Definitely looking forward to watching this. I feel like arena shooters are at a super weird place where people have nostalgia for single player “”boomer shooters”” and multiple successful (AAA and indie) shooters shave come out trying to recapture that energy but the multiplayer side is almost completely forgotten.
I think there are aspects to what an “arena shooter” must be that are just super unfriendly to new players, and it keeps a stranglehold on the amazing game mechanics of multiplayer quake style games. I also think the weapons in quake just aren’t that interesting (some of them are useless like the grenade launcher) and games that try to recapture the formula of quake multiplayer too closely end up making the mistake of thinking the weapon design HELPED quake multiplayer instead of hindered it.
Whoever can get quake style movement into a multiplayer game mode that is fun to play as a noob will have a leftfield smash hit on their hands mark my words. The movement in a game like Xonotic is just impossible to describe, it’s like butter if butter was extremely fast. It reaches deep down into my brain and tugs on wires in a way that almost no other game I have ever played does (maybe rocket league when you feel really locked in?).

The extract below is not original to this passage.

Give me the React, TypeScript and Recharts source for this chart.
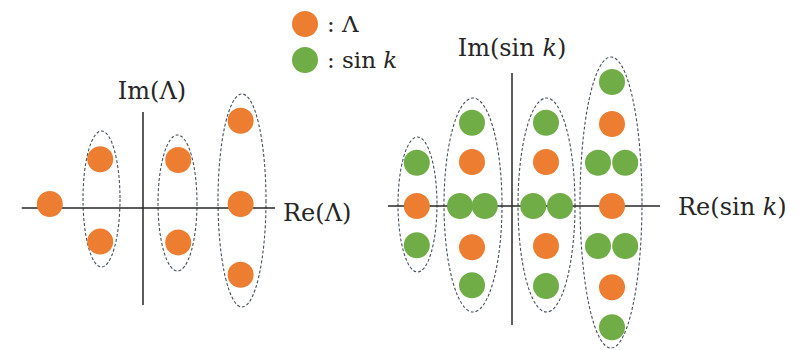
import {
  ScatterChart,
  Scatter,
  XAxis,
  YAxis,
  ReferenceLine,
  ReferenceArea,
  Legend,
} from "recharts";

type Pt = { x: number; y: number };
type Group = { x1: number; x2: number; y1: number; y2: number };

const ORANGE = "#ED7D31";
const GREEN = "#70AD47";
const INK = "#262626";
const FONT = "'DejaVu Serif', serif";

const seriesNames = ["Λ", "sin k"];

// left plane: Λ
const lambdaLeft: Pt[] = [
  { x: -2.33, y: 0.1 },
  { x: -1.07, y: 1.22 },
  { x: -1.07, y: -0.84 },
  { x: 0.88, y: 1.2 },
  { x: 0.88, y: -0.86 },
  { x: 2.44, y: 2.18 },
  { x: 2.44, y: 0.1 },
  { x: 2.44, y: -1.67 },
];

const groupsLeft: Group[] = [
  { x1: -1.5, x2: -0.575, y1: -1.475, y2: 1.925 },
  { x1: 0.375, x2: 1.35, y1: -1.575, y2: 1.825 },
  { x1: 1.875, x2: 3.075, y1: -2.475, y2: 2.85 },
];

// right plane: Λ and sin k
const lambdaRight: Pt[] = [
  { x: -2.38, y: 0 },
  { x: -1.0, y: 1.1 },
  { x: -1.0, y: -1.03 },
  { x: 0.85, y: 1.1 },
  { x: 0.85, y: -1.0 },
  { x: 2.5, y: 2.05 },
  { x: 2.5, y: 0 },
  { x: 2.5, y: -2.03 },
];

const sinKRight: Pt[] = [
  { x: -2.38, y: 1.08 },
  { x: -2.38, y: -0.98 },
  { x: -1.0, y: 2.08 },
  { x: -1.3, y: 0 },
  { x: -0.68, y: 0 },
  { x: -1.0, y: -1.98 },
  { x: 0.85, y: 2.08 },
  { x: 0.53, y: 0 },
  { x: 1.2, y: 0 },
  { x: 0.85, y: -2.0 },
  { x: 2.5, y: 3.1 },
  { x: 2.15, y: 1.08 },
  { x: 2.83, y: 1.08 },
  { x: 2.15, y: -1.0 },
  { x: 2.83, y: -1.0 },
  { x: 2.5, y: -3.03 },
];

const groupsRight: Group[] = [
  { x1: -2.85, x2: -1.875, y1: -1.65, y2: 1.725 },
  { x1: -1.7, x2: -0.25, y1: -2.65, y2: 2.7 },
  { x1: 0.15, x2: 1.575, y1: -2.65, y2: 2.7 },
  { x1: 1.7, x2: 3.25, y1: -3.55, y2: 3.725 },
];

const dot = (color: string) => (p: any) =>
  <circle cx={p.cx} cy={p.cy} r={13} fill={color} />;

const dashedEllipse = (p: any) => (
  <ellipse
    cx={p.x + p.width / 2}
    cy={p.y + p.height / 2}
    rx={Math.abs(p.width) / 2}
    ry={Math.abs(p.height) / 2}
    fill="none"
    stroke="#44505f"
    strokeWidth={1.1}
    strokeDasharray="3 2"
  />
);

function AxisLabel({ viewBox, dx, dy, anchor, children }: any) {
  if (!viewBox) return null;
  const horizontal = anchor === "start";
  const x = horizontal ? viewBox.x + viewBox.width + dx : viewBox.x + dx;
  const y = viewBox.y + dy;
  return (
    <text
      x={x}
      y={y}
      textAnchor={anchor}
      dominantBaseline="central"
      fontFamily={FONT}
      fontSize={24}
      fill={INK}
    >
      {children}
    </text>
  );
}

const italicK = <tspan fontStyle="italic">k</tspan>;

function KeyContent({ payload }: any) {
  const items = (payload || [])
    .filter((p: any) => p.type !== "none")
    .sort(
      (a: any, b: any) =>
        seriesNames.indexOf(a.value) - seriesNames.indexOf(b.value)
    );
  return (
    <div style={{ fontFamily: FONT, fontSize: 23, color: INK }}>
      {items.map((p: any) => (
        <div
          key={p.value}
          style={{ display: "flex", alignItems: "center", height: 36 }}
        >
          <svg width={26} height={26}>
            <circle cx={13} cy={13} r={13} fill={p.color} />
          </svg>
          <span style={{ marginLeft: 9 }}>
            :{" "}
            {p.value === "sin k" ? (
              <>
                sin <i>k</i>
              </>
            ) : (
              p.value
            )}
          </span>
        </div>
      ))}
    </div>
  );
}

export default function App() {
  return (
    <div
      style={{
        position: "absolute",
        left: 0,
        top: 0,
        width: 810,
        height: 350,
        background: "#fff",
      }}
    >
      <ScatterChart
        width={810}
        height={350}
        margin={{ top: 0, right: 0, bottom: 0, left: 0 }}
      >
        <XAxis xAxisId="l" type="number" dataKey="x" domain={[-3.575, 16.675]} hide allowDataOverflow />
        <YAxis yAxisId="l" type="number" dataKey="y" domain={[-3.55, 5.2]} hide allowDataOverflow />
        <XAxis xAxisId="r" type="number" dataKey="x" domain={[-12.8, 7.45]} hide allowDataOverflow />
        <YAxis yAxisId="r" type="number" dataKey="y" domain={[-3.6, 5.15]} hide allowDataOverflow />

        {groupsLeft.map((g, i) => (
          <ReferenceArea key={"gl" + i} xAxisId="l" yAxisId="l" {...g} shape={dashedEllipse} ifOverflow="visible" />
        ))}
        {groupsRight.map((g, i) => (
          <ReferenceArea key={"gr" + i} xAxisId="r" yAxisId="r" {...g} shape={dashedEllipse} ifOverflow="visible" />
        ))}

        <ReferenceLine
          xAxisId="l"
          yAxisId="l"
          segment={[{ x: -3.03, y: 0 }, { x: 3.3, y: 0 }]}
          stroke={INK}
          strokeWidth={1.5}
          ifOverflow="visible"
          label={<AxisLabel dx={8} dy={5} anchor="start">Re(Λ)</AxisLabel>}
        />
        <ReferenceLine
          xAxisId="l"
          yAxisId="l"
          segment={[{ x: 0, y: -2.425 }, { x: 0, y: 2.4 }]}
          stroke={INK}
          strokeWidth={1.5}
          ifOverflow="visible"
          label={<AxisLabel dx={9} dy={-21} anchor="middle">Im(Λ)</AxisLabel>}
        />
        <ReferenceLine
          xAxisId="r"
          yAxisId="r"
          segment={[{ x: -3.1, y: 0 }, { x: 3.7, y: 0 }]}
          stroke={INK}
          strokeWidth={1.5}
          ifOverflow="visible"
          label={<AxisLabel dx={18} dy={1} anchor="start">Re(sin {italicK})</AxisLabel>}
        />
        <ReferenceLine
          xAxisId="r"
          yAxisId="r"
          segment={[{ x: 0, y: -2.975 }, { x: 0, y: 3.325 }]}
          stroke={INK}
          strokeWidth={1.5}
          ifOverflow="visible"
          label={<AxisLabel dx={0} dy={-25} anchor="middle">Im(sin {italicK})</AxisLabel>}
        />

        <Scatter name="Λ" data={lambdaLeft} xAxisId="l" yAxisId="l" fill={ORANGE} shape={dot(ORANGE)} isAnimationActive={false} />
        <Scatter name="Λ" data={lambdaRight} xAxisId="r" yAxisId="r" fill={ORANGE} shape={dot(ORANGE)} legendType="none" isAnimationActive={false} />
        <Scatter name="sin k" data={sinKRight} xAxisId="r" yAxisId="r" fill={GREEN} shape={dot(GREEN)} isAnimationActive={false} />

        <Legend
          layout="horizontal"
          verticalAlign="middle"
          align="center"
          content={<KeyContent />}
          wrapperStyle={{ left: 292, top: 6, width: 200 }}
        />
      </ScatterChart>
    </div>
  );
}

Further why does quake style movement have to be limited to multiplayer shooters or quake style single player games? Quake style movement is so good that people make levels where the challenge is just to race through them as fast as you can, what about a procedurally generated open world Minecraft-like where you could zoom across the landscape strafe jumping doing something similar?
Yes, it is an obscure skill/gameplay mechanic but it is super intuitive to learn, just dress it up as magic that only speeds you up if you move smoothly or something.